[START]
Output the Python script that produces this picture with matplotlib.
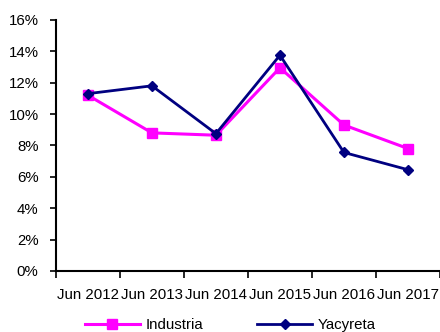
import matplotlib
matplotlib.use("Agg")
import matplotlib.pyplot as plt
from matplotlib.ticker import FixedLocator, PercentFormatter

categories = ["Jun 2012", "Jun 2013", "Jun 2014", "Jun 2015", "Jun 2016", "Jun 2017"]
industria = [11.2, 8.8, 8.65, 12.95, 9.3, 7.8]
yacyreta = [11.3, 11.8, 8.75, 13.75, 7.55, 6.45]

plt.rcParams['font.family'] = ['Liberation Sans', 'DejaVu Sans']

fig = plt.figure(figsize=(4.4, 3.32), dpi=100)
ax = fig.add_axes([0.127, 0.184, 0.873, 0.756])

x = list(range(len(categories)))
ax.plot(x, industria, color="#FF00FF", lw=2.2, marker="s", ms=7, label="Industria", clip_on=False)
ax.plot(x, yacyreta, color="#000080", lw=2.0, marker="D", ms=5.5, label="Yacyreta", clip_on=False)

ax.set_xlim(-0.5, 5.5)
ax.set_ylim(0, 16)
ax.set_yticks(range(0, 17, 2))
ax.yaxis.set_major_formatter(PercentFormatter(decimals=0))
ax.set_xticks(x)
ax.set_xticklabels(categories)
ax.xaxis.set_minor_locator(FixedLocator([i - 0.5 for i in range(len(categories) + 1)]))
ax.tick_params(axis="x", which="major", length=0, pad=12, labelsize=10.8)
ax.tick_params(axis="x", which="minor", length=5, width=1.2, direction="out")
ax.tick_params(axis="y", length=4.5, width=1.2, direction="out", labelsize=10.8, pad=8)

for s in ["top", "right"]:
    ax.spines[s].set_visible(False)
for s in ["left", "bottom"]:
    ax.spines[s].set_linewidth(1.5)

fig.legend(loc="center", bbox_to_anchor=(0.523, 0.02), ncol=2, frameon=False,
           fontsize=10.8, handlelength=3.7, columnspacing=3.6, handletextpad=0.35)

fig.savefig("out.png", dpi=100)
[END]
[START]
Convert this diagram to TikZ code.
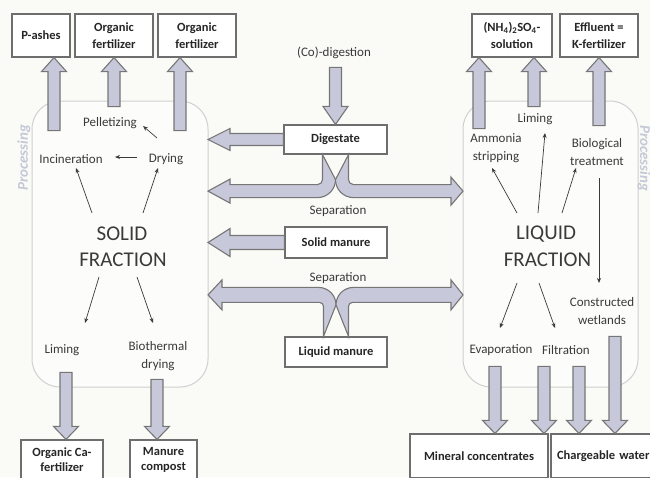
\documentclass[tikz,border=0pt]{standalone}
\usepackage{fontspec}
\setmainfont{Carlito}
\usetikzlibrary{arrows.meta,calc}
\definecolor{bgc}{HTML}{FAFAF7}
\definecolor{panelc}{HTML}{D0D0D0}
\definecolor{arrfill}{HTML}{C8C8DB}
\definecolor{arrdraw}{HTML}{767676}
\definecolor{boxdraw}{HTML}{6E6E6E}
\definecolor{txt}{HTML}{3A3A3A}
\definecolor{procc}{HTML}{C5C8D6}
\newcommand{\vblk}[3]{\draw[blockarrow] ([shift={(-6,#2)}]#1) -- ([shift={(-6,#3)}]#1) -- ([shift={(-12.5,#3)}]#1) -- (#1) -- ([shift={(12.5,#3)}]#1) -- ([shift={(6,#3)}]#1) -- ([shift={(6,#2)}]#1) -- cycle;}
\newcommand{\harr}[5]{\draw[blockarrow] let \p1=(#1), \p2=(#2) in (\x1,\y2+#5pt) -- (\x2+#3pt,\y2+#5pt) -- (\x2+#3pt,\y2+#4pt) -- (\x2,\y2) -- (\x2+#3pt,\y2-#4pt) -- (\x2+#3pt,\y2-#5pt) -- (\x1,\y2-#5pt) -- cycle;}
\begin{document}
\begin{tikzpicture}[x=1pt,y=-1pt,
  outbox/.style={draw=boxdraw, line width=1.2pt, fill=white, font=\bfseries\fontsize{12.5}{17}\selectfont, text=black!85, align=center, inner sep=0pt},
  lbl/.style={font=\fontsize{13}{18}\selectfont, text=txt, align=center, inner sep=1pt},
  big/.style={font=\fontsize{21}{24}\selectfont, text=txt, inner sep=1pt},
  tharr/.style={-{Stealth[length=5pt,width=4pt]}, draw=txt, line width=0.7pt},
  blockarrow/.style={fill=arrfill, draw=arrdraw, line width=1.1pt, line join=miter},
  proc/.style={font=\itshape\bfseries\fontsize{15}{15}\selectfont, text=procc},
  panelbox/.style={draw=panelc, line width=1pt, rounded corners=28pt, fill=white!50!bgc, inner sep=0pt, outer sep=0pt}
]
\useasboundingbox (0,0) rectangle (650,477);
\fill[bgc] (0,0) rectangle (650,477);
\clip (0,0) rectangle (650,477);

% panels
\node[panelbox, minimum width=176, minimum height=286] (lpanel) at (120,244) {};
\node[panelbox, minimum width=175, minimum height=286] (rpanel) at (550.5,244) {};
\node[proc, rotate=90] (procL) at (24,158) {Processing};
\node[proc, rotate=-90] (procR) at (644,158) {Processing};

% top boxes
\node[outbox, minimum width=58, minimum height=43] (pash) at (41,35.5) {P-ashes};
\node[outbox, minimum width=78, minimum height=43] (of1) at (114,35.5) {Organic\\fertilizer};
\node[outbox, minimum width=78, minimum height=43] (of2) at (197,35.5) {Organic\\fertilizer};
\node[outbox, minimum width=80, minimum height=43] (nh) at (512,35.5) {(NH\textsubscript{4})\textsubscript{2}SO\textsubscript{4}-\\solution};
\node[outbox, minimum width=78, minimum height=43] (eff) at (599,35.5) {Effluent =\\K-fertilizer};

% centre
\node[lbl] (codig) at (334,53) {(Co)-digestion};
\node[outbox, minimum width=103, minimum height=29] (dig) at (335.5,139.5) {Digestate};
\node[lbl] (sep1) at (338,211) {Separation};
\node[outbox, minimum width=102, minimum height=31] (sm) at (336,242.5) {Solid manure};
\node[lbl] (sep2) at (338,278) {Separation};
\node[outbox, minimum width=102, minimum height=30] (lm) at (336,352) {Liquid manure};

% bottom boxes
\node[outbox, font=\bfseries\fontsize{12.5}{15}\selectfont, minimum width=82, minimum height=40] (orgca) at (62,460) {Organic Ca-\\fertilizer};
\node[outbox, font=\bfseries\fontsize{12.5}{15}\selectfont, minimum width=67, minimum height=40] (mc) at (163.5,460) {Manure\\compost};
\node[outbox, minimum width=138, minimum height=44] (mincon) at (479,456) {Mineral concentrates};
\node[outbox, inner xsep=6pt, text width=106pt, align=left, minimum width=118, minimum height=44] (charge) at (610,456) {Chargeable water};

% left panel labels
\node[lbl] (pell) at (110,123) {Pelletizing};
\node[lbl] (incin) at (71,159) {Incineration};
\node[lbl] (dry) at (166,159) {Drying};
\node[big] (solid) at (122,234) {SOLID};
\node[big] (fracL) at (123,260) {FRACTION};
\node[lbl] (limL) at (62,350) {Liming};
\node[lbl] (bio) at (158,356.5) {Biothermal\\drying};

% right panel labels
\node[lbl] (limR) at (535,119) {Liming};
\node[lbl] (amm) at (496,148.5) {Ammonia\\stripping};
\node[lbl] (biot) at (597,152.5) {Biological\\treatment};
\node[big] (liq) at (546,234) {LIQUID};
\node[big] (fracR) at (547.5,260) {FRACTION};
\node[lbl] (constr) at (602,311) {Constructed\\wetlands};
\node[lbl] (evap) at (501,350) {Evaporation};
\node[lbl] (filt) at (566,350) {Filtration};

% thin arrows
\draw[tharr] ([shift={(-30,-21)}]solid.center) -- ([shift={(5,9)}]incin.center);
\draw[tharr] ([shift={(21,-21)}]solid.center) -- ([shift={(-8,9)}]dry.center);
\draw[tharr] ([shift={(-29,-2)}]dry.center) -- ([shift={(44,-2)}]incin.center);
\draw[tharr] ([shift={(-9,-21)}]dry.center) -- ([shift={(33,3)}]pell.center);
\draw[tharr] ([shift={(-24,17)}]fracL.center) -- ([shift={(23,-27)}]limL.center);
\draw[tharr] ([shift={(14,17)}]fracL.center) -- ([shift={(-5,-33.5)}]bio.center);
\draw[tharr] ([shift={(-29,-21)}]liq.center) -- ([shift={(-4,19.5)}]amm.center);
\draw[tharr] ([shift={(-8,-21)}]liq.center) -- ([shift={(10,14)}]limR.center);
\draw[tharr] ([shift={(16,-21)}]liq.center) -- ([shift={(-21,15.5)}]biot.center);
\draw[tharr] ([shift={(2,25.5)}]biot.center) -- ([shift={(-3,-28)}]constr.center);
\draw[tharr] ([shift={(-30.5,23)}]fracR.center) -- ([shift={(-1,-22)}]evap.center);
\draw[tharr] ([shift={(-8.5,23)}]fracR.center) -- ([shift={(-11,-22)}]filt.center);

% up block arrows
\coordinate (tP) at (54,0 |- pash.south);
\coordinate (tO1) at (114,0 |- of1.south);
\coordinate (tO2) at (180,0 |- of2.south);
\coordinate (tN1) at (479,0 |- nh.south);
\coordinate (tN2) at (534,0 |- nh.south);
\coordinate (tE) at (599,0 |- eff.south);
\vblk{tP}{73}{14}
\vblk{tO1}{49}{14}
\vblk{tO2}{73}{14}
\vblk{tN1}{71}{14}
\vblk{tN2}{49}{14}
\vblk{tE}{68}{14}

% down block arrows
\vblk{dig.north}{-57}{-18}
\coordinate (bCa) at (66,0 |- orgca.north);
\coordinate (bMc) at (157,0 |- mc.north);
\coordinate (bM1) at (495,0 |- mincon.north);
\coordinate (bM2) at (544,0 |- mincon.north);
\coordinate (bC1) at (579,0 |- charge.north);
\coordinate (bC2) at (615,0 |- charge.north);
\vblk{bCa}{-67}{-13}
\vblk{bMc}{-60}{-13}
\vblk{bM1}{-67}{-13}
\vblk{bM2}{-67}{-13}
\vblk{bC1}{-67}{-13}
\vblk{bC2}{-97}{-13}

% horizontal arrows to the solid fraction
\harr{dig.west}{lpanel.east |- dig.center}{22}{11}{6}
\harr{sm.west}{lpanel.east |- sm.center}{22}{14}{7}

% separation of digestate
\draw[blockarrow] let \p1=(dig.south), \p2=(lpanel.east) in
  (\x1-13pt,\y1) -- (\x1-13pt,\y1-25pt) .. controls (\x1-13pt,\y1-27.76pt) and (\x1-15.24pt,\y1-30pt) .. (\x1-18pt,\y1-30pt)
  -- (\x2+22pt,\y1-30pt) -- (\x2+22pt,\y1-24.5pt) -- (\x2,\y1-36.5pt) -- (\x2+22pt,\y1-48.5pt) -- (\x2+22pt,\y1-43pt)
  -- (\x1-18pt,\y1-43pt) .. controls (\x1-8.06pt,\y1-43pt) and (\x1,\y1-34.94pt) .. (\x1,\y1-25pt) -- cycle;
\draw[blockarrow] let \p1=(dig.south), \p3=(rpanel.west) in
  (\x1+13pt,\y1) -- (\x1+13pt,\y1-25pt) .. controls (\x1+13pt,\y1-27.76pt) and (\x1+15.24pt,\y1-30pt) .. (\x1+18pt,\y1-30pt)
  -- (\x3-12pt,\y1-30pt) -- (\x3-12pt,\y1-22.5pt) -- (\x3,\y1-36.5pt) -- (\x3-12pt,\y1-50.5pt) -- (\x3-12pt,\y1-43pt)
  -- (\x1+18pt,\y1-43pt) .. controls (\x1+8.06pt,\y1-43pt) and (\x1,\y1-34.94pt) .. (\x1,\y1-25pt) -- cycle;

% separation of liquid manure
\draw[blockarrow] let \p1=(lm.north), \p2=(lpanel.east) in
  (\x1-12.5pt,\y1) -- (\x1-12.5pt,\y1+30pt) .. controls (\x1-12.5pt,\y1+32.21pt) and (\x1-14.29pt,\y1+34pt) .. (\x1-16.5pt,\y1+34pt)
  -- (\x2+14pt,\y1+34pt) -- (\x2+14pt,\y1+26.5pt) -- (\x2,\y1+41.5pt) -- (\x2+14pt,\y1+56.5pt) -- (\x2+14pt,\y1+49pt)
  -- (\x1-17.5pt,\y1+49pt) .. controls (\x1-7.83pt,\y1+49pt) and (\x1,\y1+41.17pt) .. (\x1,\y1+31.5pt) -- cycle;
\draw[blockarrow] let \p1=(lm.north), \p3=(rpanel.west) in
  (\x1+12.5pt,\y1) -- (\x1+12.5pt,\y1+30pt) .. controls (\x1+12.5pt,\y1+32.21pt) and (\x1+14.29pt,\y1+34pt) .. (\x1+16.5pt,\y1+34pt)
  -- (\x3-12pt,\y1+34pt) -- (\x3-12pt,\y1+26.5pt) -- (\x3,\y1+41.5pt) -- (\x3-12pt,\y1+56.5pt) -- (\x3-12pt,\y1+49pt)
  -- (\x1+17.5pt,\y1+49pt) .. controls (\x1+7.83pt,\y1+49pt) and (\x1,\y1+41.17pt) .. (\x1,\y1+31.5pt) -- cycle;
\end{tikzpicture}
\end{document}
[END]
REQUIREMENTS -> Show all lines in the entries above where the word "this" appears.

COMPLETE RESPONSE ->
Output the Python script that produces this picture with matplotlib.
Convert this diagram to TikZ code.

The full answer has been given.